There are some control issues, but I feel they pale in the fact that you can summon a pack of corgis, or create an undead army with the necronomicon, or give an atheist a magic wand to smite god, or any other thing you can think of. It’s really amazing how much Fifth Cell crammed in the game. Scribblenauts, in both its parts as well as its totality, is a huge accomplishment and one of the most exciting and fun games I’ve played all year.


Filed under Games

8 responses to “Scribenautics

  1. I can most definitely divide my opinion of GTA between the sandbox world and the missions. And do, frequently! As for Scribblenauts, my biggest beef is the lack of contextual AI in the game. Why can’t the maid use a mop to clean up a mess? Why can’t a chef bake with an oven? Creatures generally exist to bump up against each other until one vanishes in a puff of smoke. And giving ABSOLUTELY EVERYTHING physics is ridiculous. Of course the vehicles should behave that way, but why is my fucking house bouncing around?

  2. Metal Man Master

    While I haven’t had the opportunity to play Scribblenauts a chance yet, I’m willing to give it a shot after looking through the K section of the dictionary online. Any game where I can summon a kinkajou is alright in my book. I’m actually surprised the li’l mammal made it into the dictionary.

  3. CJ

    The reason I stopped playing Scribblenauts is because I was tired of trying to find the sweet spot of the Venn Diagram where my ideas overlap with the ideas of the developers.

  4. Metal Man Master

    Alright, I’ve finally got Scribblenauts! I haven’t delved into the puzzles yet, but the first thing I summoned on the title screen was indeed a kinkajou. I also summoned a fig, honey, and a tree to see if the li’l procyonid wanted to interact with any of them, but after ignoring those I tried throwing the fig at it. Then it got pissed off and started attacking me, and I summoned a shotgun to blow it away in one blast. Oops. ^^;

    The all-touch interface will take some getting used to, but I can already tell I’m gonna love this game. Summoning a polar bear to eat a penguin and then taking the big guy down with a tank is alright in my book. =D

  5. I like the premise behind Scribblenauts, it’s a great concept I only wish they could have built a fun game around it. I don’t even enjoy it as a toy or sandbox…

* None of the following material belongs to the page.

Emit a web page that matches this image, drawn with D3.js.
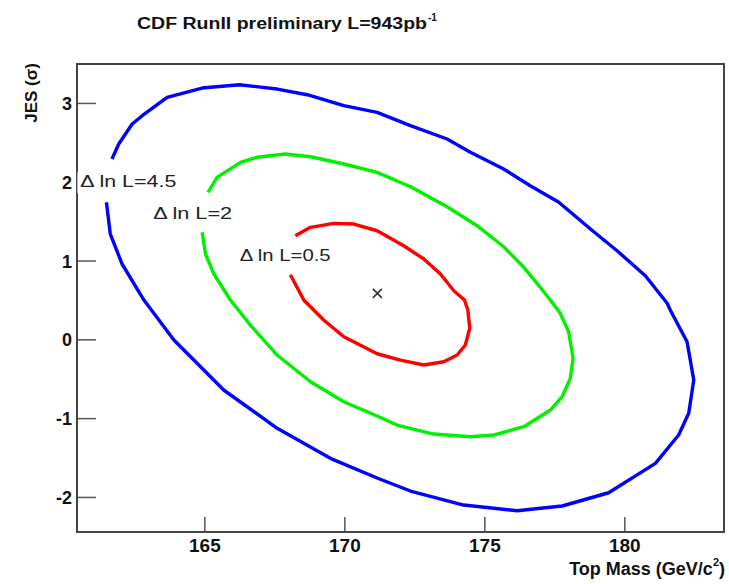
<!DOCTYPE html>
<html>
<head>
<meta charset="utf-8">
<script src="https://cdn.jsdelivr.net/npm/d3@7"></script>
<style>
  html, body { margin: 0; padding: 0; background: #fff; }
  svg { display: block; font-family: "Liberation Sans", Arial, Helvetica, sans-serif; }
</style>
</head>
<body>
<svg id="chart" width="729" height="584"></svg>
<script>
// Axis ticks
const massTicks = [165, 170, 175, 180];
const jesTicks = [-2, -1, 0, 1, 2, 3];

// Likelihood contour levels (Δ ln L)
const levelNames = ["4.5", "2", "0.5"];
const levelColors = ["#0000ff", "#00f000", "#ff0000"];

// Contour traces: [top mass (GeV/c^2), JES (σ)], open where the level label sits
const contour45 = [
  [161.70, 2.288], [161.94, 2.478], [162.42, 2.732], [162.78, 2.838], [163.67, 3.071],
  [164.92, 3.189], [166.25, 3.231], [167.60, 3.176], [168.67, 3.104], [169.98, 2.965],
  [171.17, 2.881], [172.36, 2.711], [173.67, 2.542], [174.50, 2.373], [175.69, 2.161],
  [176.64, 1.949], [177.66, 1.739], [178.79, 1.400], [179.74, 1.124], [180.75, 0.807],
  [181.53, 0.457], [181.64, 0.372], [182.24, -0.030], [182.48, -0.517], [182.30, -0.939],
  [181.94, -1.214], [181.11, -1.574], [179.44, -1.947], [177.78, -2.115], [176.17, -2.175],
  [174.26, -2.103], [172.36, -1.925], [171.17, -1.760], [169.50, -1.510], [167.60, -1.129],
  [165.69, -0.643], [164.98, -0.390], [163.91, -0.009], [162.84, 0.499], [162.06, 0.956],
  [161.64, 1.336], [161.50, 1.739]
];
const contour20 = [
  [165.13, 1.865], [165.45, 2.056], [166.29, 2.246], [166.88, 2.310], [167.89, 2.352],
  [168.79, 2.317], [169.98, 2.225], [171.17, 2.119], [172.36, 1.937], [173.67, 1.683],
  [174.74, 1.442], [175.69, 1.175], [176.41, 0.914], [177.00, 0.660], [177.36, 0.499],
  [177.71, 0.330], [178.01, 0.096], [178.17, -0.241], [178.07, -0.495], [177.78, -0.728],
  [177.36, -0.897], [176.41, -1.109], [175.34, -1.214], [174.50, -1.236], [173.19, -1.202],
  [171.88, -1.088], [171.17, -0.973], [169.98, -0.792], [168.79, -0.538], [167.60, -0.199],
  [166.64, 0.181], [165.93, 0.499], [165.34, 0.829], [165.04, 1.083], [164.92, 1.358]
];
const contour05 = [
  [168.25, 1.315], [168.79, 1.421], [169.62, 1.472], [170.34, 1.463], [171.17, 1.378],
  [172.12, 1.188], [172.84, 1.019], [173.43, 0.829], [173.91, 0.617], [174.29, 0.499],
  [174.41, 0.372], [174.48, 0.140], [174.32, -0.072], [174.03, -0.199], [173.55, -0.284],
  [172.84, -0.326], [172.00, -0.263], [171.17, -0.183], [169.98, 0.033], [169.26, 0.245],
  [168.55, 0.499], [168.31, 0.660], [168.07, 0.820]
];

// Likelihood maximum
const bestFit = [171.18, 0.584];

const svg = d3.select("#chart");
const frame = { left: 77, top: 64, right: 724, bottom: 532 };

const x = d3.scaleLinear().domain([160.45, 183.56]).range([frame.left, frame.right]);
const y = d3.scaleLinear().domain([-2.445, 3.494]).range([frame.bottom, frame.top]);

// Title
const title = svg.append("text")
  .attr("x", 137).attr("y", 29)
  .attr("font-size", 16).attr("font-weight", "bold").attr("fill", "#111");
title.append("tspan").text("CDF RunII preliminary L=943pb")
  .attr("textLength", 290).attr("lengthAdjust", "spacingAndGlyphs");
title.append("tspan").text("-1").attr("font-size", 10).attr("dy", -8).attr("dx", 1);

// Axes (ticks point into the frame)
const plain = d => String(d);
const xAxis = svg.append("g")
  .attr("transform", `translate(0,${frame.bottom})`)
  .call(d3.axisBottom(x).tickValues(massTicks).tickFormat(plain)
    .tickSizeInner(-15).tickSizeOuter(0).tickPadding(7));
const yAxis = svg.append("g")
  .attr("transform", `translate(${frame.left},0)`)
  .call(d3.axisLeft(y).tickValues(jesTicks).tickFormat(plain)
    .tickSizeInner(-19).tickSizeOuter(0).tickPadding(5));
[xAxis, yAxis].forEach(g => {
  g.select(".domain").remove();
  g.selectAll(".tick line").attr("stroke", "#555").attr("stroke-width", 1.5);
  g.selectAll(".tick text").attr("fill", "#111").attr("font-weight", "bold")
    .attr("font-family", "Liberation Sans, Arial, sans-serif");
});
xAxis.selectAll(".tick text").attr("font-size", 19);
yAxis.selectAll(".tick text").attr("font-size", 18).attr("dy", "0.36em");

// Frame
svg.append("rect")
  .attr("x", frame.left).attr("y", frame.top)
  .attr("width", frame.right - frame.left).attr("height", frame.bottom - frame.top)
  .attr("fill", "none").attr("stroke", "#444").attr("stroke-width", 2);

// Axis titles
const xTitle = svg.append("text")
  .attr("x", 725).attr("y", 575).attr("text-anchor", "end")
  .attr("font-size", 18).attr("font-weight", "bold").attr("fill", "#111");
xTitle.append("tspan").text("Top Mass (GeV/c");
xTitle.append("tspan").text("2").attr("font-size", 11).attr("dy", -9);
xTitle.append("tspan").text(")").attr("dy", 9);

svg.append("text")
  .attr("transform", "translate(37,63) rotate(-90)")
  .attr("text-anchor", "end")
  .attr("font-size", 17).attr("font-weight", "bold").attr("fill", "#111")
  .text("JES (σ)");

// Contours
const line = d3.line().x(d => x(d[0])).y(d => y(d[1]));
const contours = [contour45, contour20, contour05];
svg.append("g").selectAll("path")
  .data(contours)
  .join("path")
  .attr("d", line)
  .attr("fill", "none")
  .attr("stroke", (d, i) => levelColors[i])
  .attr("stroke-width", 3.4)
  .attr("stroke-linejoin", "round");

// Level labels on white boxes
const labelAnchors = [[160.57, 1.929, 96], [163.17, 1.527, 79], [166.26, 0.997, 91]];
const labels = svg.append("g").selectAll("g")
  .data(levelNames)
  .join("g")
  .attr("transform", (d, i) => `translate(${x(labelAnchors[i][0])},${y(labelAnchors[i][1])})`);
labels.append("rect")
  .attr("x", -3).attr("y", -15)
  .attr("width", (d, i) => labelAnchors[i][2] + 5).attr("height", 21)
  .attr("fill", "#fff");
labels.append("text")
  .attr("textLength", (d, i) => labelAnchors[i][2])
  .attr("lengthAdjust", "spacingAndGlyphs")
  .attr("font-size", 17).attr("fill", "#222")
  .text(d => `Δ ln L=${d}`);

// Best-fit marker
const mx = x(bestFit[0]), my = y(bestFit[1]), arm = 4.5;
svg.append("path")
  .attr("d", `M${mx - arm},${my - arm}L${mx + arm},${my + arm}M${mx - arm},${my + arm}L${mx + arm},${my - arm}`)
  .attr("stroke", "#333").attr("stroke-width", 1.6);
</script>
</body>
</html>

    22,000 is a lot of words, too bad I only need about ten (maybe 20) of them to solve every puzzle I’ve come across so far. This coupled with control issues and a general inability of the game to recognize my unique solution to some puzzles makes it only useful and enjoyable in small chunks. I’m hoping Scribblenauts 2 will be the game I (and a lot of others) though Scribblenauts was going to be.

    • Metal Man Master

      Upon further play, I’ve had some control issues myself. It would’ve been very helpful if movement and choosing how to interact with stuff weren’t both controlled with the stylus. When I click on something I want to throw a tranquilizer dart at, it does not mean I want to run into my intended target like an idiot and get shot/stabbed/pummeled/etc.

      Still, I gotta admire the game for its variety of stuff, even if it isn’t all helpful, or that mongoose/weasel/mink/meerkat/ferret/kinkajou all summon a mongoose, and whatnot. I’m still enjoying it, although it feels like a love-hate relationship sometimes.

      I’ll see how I feel after completing many more puzzles.

  6. Philip Armstrong

    Despite all these flaws I still think the game is amazing. The fact that it does what it does makes up for the fact it’s a little hard to move around. Or that a weasel and a stoat have the same graphic.

    • Metal Man Master

      While the control flaws may annoy me, I still gotta admire the work that went into Scribblenauts. The game’s solid enough that I’m already looking forward to a Scribblenauts 2.